> **What you are asked to do**: Determine the count of lines holding the string "this". Return only the number.

> **Exercise material**:

** begin **

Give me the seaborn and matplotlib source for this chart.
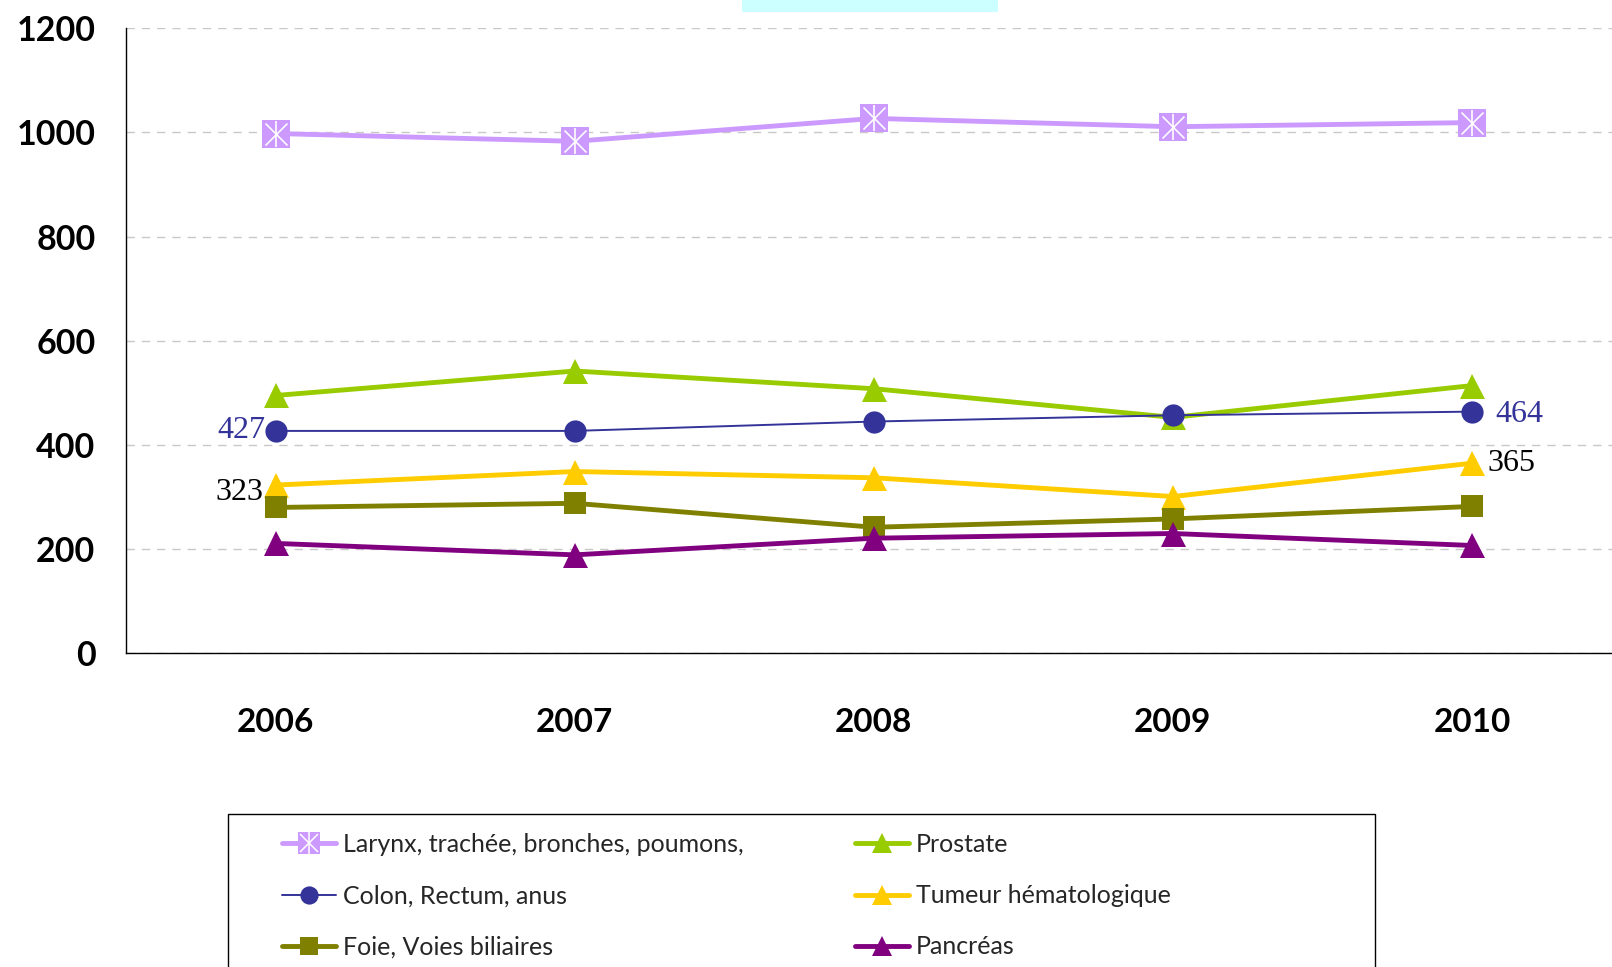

** end **
** begin **

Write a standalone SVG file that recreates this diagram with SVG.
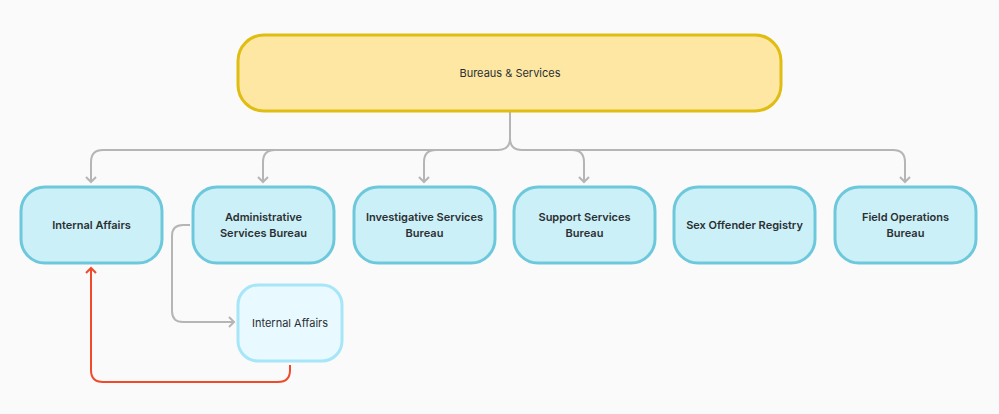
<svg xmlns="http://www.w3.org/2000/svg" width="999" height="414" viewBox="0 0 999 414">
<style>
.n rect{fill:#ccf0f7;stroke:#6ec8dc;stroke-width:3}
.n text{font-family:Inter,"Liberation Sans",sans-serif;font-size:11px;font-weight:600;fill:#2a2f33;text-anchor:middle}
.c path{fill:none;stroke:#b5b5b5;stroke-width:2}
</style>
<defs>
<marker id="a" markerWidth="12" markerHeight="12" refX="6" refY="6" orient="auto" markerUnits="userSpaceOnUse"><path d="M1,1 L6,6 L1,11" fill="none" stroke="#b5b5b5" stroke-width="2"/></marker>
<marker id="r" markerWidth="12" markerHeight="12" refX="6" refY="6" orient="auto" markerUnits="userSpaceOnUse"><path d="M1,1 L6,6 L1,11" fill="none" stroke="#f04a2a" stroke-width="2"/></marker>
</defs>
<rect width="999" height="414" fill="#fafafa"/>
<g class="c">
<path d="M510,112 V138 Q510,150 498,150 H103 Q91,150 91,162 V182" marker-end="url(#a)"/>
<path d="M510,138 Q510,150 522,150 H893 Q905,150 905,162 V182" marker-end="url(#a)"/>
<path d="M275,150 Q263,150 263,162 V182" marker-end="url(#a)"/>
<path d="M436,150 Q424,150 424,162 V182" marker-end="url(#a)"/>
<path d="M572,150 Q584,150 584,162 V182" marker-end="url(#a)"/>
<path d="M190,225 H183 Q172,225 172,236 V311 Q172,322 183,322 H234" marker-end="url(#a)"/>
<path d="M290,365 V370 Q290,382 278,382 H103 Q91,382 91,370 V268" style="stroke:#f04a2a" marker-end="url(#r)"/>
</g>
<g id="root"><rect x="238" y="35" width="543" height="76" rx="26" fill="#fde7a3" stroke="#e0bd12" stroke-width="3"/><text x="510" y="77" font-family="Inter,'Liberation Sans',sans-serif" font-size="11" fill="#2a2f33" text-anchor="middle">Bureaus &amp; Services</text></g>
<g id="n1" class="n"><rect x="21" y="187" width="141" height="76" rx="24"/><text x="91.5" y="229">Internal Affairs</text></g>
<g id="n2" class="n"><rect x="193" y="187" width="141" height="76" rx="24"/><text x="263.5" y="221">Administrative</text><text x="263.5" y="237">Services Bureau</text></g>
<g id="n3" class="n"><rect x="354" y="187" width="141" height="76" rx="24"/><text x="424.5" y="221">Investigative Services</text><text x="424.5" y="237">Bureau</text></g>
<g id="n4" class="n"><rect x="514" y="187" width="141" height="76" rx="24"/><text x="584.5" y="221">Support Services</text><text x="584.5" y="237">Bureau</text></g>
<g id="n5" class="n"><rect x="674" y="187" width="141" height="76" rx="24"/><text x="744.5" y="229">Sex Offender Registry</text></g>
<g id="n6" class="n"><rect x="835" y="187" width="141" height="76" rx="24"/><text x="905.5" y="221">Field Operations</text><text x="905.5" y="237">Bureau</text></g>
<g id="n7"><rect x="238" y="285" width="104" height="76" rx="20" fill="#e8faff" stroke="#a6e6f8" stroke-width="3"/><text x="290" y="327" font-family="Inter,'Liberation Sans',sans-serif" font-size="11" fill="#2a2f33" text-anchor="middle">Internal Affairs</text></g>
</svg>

** end **

> **Answer**: 2